Sandoval’s Sports Series 3
February 1, 2019
The sport of baseball, or its entertainment value for that matter, has always been a bit controversial. Each game is fairly long, and the fact is, nowadays, most don’t have the attention span, or patience, to sit down and watch a full game. Many people will be quick to claim that the sport is dying, saying younger generations don’t care for the sport, or the game is losing countless viewers every year. But, is this true?
Well, it is true that the national rating of baseball is decreasing, but does that make baseball a dying sport? As the NFL has undoubtedly taken the title of America’s favorite pastime from MLB, the League ponders how they can regain fans and viewers.

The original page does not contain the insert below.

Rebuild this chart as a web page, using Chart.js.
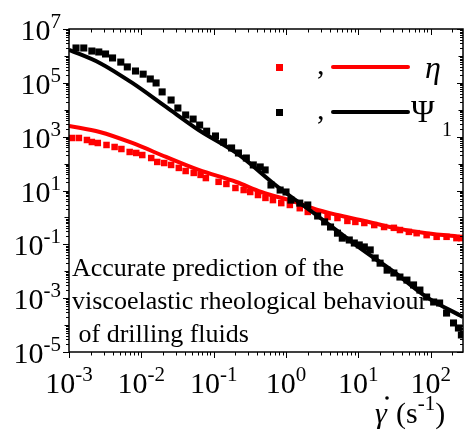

They’ve created new, contentious rules to shorten the length of games, and many have proposed to shorten the season, which is normally 162 games — and that isn’t even including the postseason.
However, let’s be real, these changes won’t make any major impact on how many fans are tuning in or how long a game runs. The new rules have only shredded an average of five minutes per game, according to an MLB miscellaneous year-by-year averages and totals encyclopedia. On average, a typical nine-inning game will last around three hours (baseball-reference.com). Although baseball is a timeless sport, which many admire for just that, others believe that is exactly the problem with the game and the cause for the sport to “die.”
According to Sports Illustrated, some of the new rules that were approved in 2017 and implemented the following season include “a no-pitch intentional walk and a time-limit for a manager to decide when to challenge a play.” The intentional walk rule revokes the act of a pitcher having to throw four pitches outside of the strike zone and allows the manager to “signal his decision down to home plate instead” (si.com).
Other rules that have been implemented to the League during 2018, according to the National Public Radio, involve limited mound visits, shortened between-inning breaks, timing of pitcher changes, and quicker instant replay plans (npr.org).
According to an article in Time Magazine, out of any major sport, baseball does have the oldest fan base and the habits of younger generations do not seem to supply them with “the concentration and long attention span that baseball demands.” In an interview that Time had with Michael Haupert, a professor of economics at the University of Wisconsin-La Crosse who studies baseball as a business, he explained why younger generations often do not find amusement in the sport: “Failure is more common than success. If my students get a third of the answers right on their test, they flunk. If a ballplayer gets a hit a third of the time, he’s often one of the stars of the game” (Time.com). In basketball, it is a matter of seconds before one of the teams scores. In the NFL, there is always a new play being executed each down. The majority of changes being made to the game are completely unnecessary, as the result of the changes are a matter of minutes.
According to an ESPN article, MLB Commissioner Rob Manfred stated his thoughts on being compared to the NFL, “I’m not satisfied with being [number two]… But comparing a sport that gets played once a week to a sport that gets played almost every day is apples and oranges. We’re never going to stack up with a comparison that doesn’t make sense.”
Manfeld is right. As much as MLB ratings get compared to the ratings of the NFL, the numbers do not tell us much. “To compare anything to football’s ratings is to illuminate nothing due to football’s status and primacy in the national consciousness, which is beyond dispute,” stated an article on NBC Sports written by Sports Reporter Craig Calcaterra (sportsworld.nbcsports.com).
The aforementioned article goes on to explain, “Baseball does quite well, however, when one considers the overall television ratings trends. Unfortunately, hardly anyone ever considers those trends when piling on baseball’s allegedly low TV ratings. Indeed, baseball is almost exclusively compared with the anomalous NFL — or, more often, its own history — as opposed to current television programming and the inexorable fragmentation of the TV viewing audience” (sportsworld.nbcsports.com).
When baseball ratings are judged on their own, they seem to actually be doing well. The sport is also doing very well on a local level. On the business side of baseball, the MLB continues to bring in billions of dollars. According to Forbes, sources at the League said 2017 marked the fifteenth consecutive year MLB has seen record gross revenues, surpassing the $10 billion mark for the first time. Looking at the numbers, the League seems to be thriving, and it isn’t because of the new rules.